Variations In The Conductive And Superconductive Properties Of {[tise2](l)[nbse2](m)}(n) Superlattices As A Function Of Superlattice Structure

Document Type

Article

Publication Date

10-1-2000

Publication Title

Chemistry Of Materials

Department

Physics

Abstract

An extensive set of {[TiSe2](l)[NbSe2](m)}(n) superlattices has been prepared through controlled annealing of elementally modulated reactants. Electrical conductances were measured from 1.5 K to room temperature. The room temperature conductances are linearly dependent on the number (m) of NbSe2 layers per repeat layer, and independent of the number (I) of semimetallic TiSe2 layers per repeat layer, suggesting that the electronic transport is dominated by the metallic NbSe2 layers.

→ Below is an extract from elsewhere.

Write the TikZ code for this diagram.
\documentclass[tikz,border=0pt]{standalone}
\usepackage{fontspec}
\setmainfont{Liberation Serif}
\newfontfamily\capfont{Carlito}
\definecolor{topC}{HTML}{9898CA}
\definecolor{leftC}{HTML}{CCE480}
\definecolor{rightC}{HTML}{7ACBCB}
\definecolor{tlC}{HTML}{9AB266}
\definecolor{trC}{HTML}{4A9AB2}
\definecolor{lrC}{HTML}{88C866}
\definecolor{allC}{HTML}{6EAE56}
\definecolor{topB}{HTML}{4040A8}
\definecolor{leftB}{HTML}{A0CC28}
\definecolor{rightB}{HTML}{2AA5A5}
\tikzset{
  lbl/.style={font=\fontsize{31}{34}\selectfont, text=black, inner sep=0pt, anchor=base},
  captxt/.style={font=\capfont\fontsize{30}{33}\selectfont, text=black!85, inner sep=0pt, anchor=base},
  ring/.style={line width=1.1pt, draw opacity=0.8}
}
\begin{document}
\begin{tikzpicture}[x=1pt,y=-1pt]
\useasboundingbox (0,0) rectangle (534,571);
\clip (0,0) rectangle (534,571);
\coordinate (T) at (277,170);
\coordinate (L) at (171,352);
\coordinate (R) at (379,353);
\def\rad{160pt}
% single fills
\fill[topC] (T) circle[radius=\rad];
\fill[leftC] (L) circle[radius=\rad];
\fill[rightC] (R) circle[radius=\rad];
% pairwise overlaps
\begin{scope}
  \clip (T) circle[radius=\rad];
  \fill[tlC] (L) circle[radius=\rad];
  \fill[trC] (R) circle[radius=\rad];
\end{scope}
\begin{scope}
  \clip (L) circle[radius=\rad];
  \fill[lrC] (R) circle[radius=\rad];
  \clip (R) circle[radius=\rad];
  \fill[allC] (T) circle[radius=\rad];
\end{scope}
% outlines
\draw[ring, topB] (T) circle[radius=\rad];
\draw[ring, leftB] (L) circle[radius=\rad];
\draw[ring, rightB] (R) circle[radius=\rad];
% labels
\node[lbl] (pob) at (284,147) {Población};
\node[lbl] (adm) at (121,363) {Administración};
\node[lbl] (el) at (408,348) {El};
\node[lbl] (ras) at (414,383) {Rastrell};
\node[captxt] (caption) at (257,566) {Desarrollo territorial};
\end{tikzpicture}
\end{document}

For small I, a positive temperature coefficient of resistance (TCR) is observed, indicative of normal metallic behavior. in general, increasing I reduces the TCR, and for smaller m, the TCR becomes negative at larger I. These samples exhibit a rootT temperature dependence to the resistivity variation at low temperatures, characteristic of both weak localization and electron-electron interaction effects for three-dimensional electron flow in strongly disordered systems. Superconducting critical temperatures were also observed to depend strongly on the superlattice structure. A thickness effect is observed in which the transition temperature is decreased as the number of superconducting NbSe2 layers within a repeat layer is reduced. For fixed m, the transition temperature is also reduced as the number of intervening TiSe2 layers is increased, indicating that interlayer coupling is also important. The domained structure of the samples is evident in an unusual I-V behavior observed in the temperature range of the superconducting transition. We interpret this behavior in terms of a simple model based on a patchwork of superconducting domains embedded in normal metal regions.

Volume

12

Issue

10

pp.

2894-2901

ISSN

0897-4756